— START OF Source excerpt —

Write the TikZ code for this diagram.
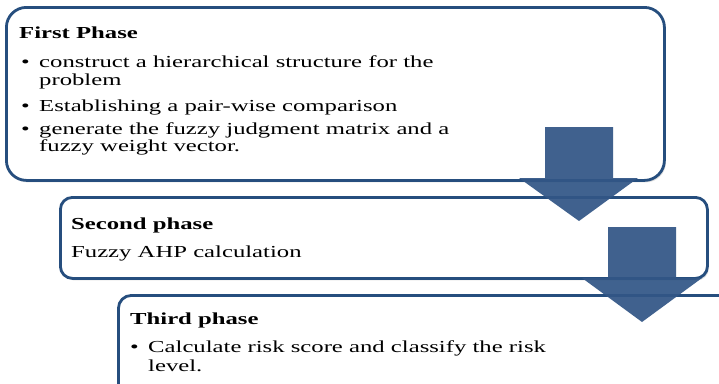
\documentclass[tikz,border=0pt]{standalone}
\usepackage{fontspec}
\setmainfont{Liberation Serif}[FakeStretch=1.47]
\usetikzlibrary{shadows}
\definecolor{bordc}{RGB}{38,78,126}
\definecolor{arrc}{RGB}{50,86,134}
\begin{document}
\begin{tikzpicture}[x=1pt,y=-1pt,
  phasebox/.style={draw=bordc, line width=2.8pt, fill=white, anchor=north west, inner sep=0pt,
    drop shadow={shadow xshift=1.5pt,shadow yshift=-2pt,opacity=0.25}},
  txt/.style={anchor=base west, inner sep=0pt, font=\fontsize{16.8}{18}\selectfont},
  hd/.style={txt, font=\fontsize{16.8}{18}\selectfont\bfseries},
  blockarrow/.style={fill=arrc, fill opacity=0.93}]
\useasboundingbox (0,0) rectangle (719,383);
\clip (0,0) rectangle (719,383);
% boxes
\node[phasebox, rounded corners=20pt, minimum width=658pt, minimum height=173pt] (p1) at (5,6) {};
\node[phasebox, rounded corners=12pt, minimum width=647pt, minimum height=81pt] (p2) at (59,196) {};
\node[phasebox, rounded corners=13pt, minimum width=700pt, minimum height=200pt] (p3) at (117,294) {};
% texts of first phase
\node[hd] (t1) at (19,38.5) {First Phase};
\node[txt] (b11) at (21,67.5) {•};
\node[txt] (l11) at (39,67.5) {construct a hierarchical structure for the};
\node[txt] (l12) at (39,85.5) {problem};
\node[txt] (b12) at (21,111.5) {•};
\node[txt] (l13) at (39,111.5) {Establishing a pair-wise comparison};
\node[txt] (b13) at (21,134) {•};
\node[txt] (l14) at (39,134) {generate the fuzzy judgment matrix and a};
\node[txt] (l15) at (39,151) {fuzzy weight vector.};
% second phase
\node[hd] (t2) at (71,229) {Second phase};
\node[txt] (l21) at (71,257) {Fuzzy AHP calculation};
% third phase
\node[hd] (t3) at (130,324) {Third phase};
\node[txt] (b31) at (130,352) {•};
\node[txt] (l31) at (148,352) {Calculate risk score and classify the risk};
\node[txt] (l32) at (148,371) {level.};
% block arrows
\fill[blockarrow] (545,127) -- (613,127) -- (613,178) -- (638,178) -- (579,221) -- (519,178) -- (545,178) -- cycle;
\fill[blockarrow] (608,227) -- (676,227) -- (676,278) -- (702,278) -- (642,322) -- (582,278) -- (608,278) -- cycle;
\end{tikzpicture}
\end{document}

— END OF Source excerpt —

▸ **The request**
The data above should be repeated exactly, minus any pictures.

▸ **Result**
Write the TikZ code for this diagram.
\documentclass[tikz,border=0pt]{standalone}
\usepackage{fontspec}
\setmainfont{Liberation Serif}[FakeStretch=1.47]
\usetikzlibrary{shadows}
\definecolor{bordc}{RGB}{38,78,126}
\definecolor{arrc}{RGB}{50,86,134}
\begin{document}
\begin{tikzpicture}[x=1pt,y=-1pt,
  phasebox/.style={draw=bordc, line width=2.8pt, fill=white, anchor=north west, inner sep=0pt,
    drop shadow={shadow xshift=1.5pt,shadow yshift=-2pt,opacity=0.25}},
  txt/.style={anchor=base west, inner sep=0pt, font=\fontsize{16.8}{18}\selectfont},
  hd/.style={txt, font=\fontsize{16.8}{18}\selectfont\bfseries},
  blockarrow/.style={fill=arrc, fill opacity=0.93}]
\useasboundingbox (0,0) rectangle (719,383);
\clip (0,0) rectangle (719,383);
% boxes
\node[phasebox, rounded corners=20pt, minimum width=658pt, minimum height=173pt] (p1) at (5,6) {};
\node[phasebox, rounded corners=12pt, minimum width=647pt, minimum height=81pt] (p2) at (59,196) {};
\node[phasebox, rounded corners=13pt, minimum width=700pt, minimum height=200pt] (p3) at (117,294) {};
% texts of first phase
\node[hd] (t1) at (19,38.5) {First Phase};
\node[txt] (b11) at (21,67.5) {•};
\node[txt] (l11) at (39,67.5) {construct a hierarchical structure for the};
\node[txt] (l12) at (39,85.5) {problem};
\node[txt] (b12) at (21,111.5) {•};
\node[txt] (l13) at (39,111.5) {Establishing a pair-wise comparison};
\node[txt] (b13) at (21,134) {•};
\node[txt] (l14) at (39,134) {generate the fuzzy judgment matrix and a};
\node[txt] (l15) at (39,151) {fuzzy weight vector.};
% second phase
\node[hd] (t2) at (71,229) {Second phase};
\node[txt] (l21) at (71,257) {Fuzzy AHP calculation};
% third phase
\node[hd] (t3) at (130,324) {Third phase};
\node[txt] (b31) at (130,352) {•};
\node[txt] (l31) at (148,352) {Calculate risk score and classify the risk};
\node[txt] (l32) at (148,371) {level.};
% block arrows
\fill[blockarrow] (545,127) -- (613,127) -- (613,178) -- (638,178) -- (579,221) -- (519,178) -- (545,178) -- cycle;
\fill[blockarrow] (608,227) -- (676,227) -- (676,278) -- (702,278) -- (642,322) -- (582,278) -- (608,278) -- cycle;
\end{tikzpicture}
\end{document}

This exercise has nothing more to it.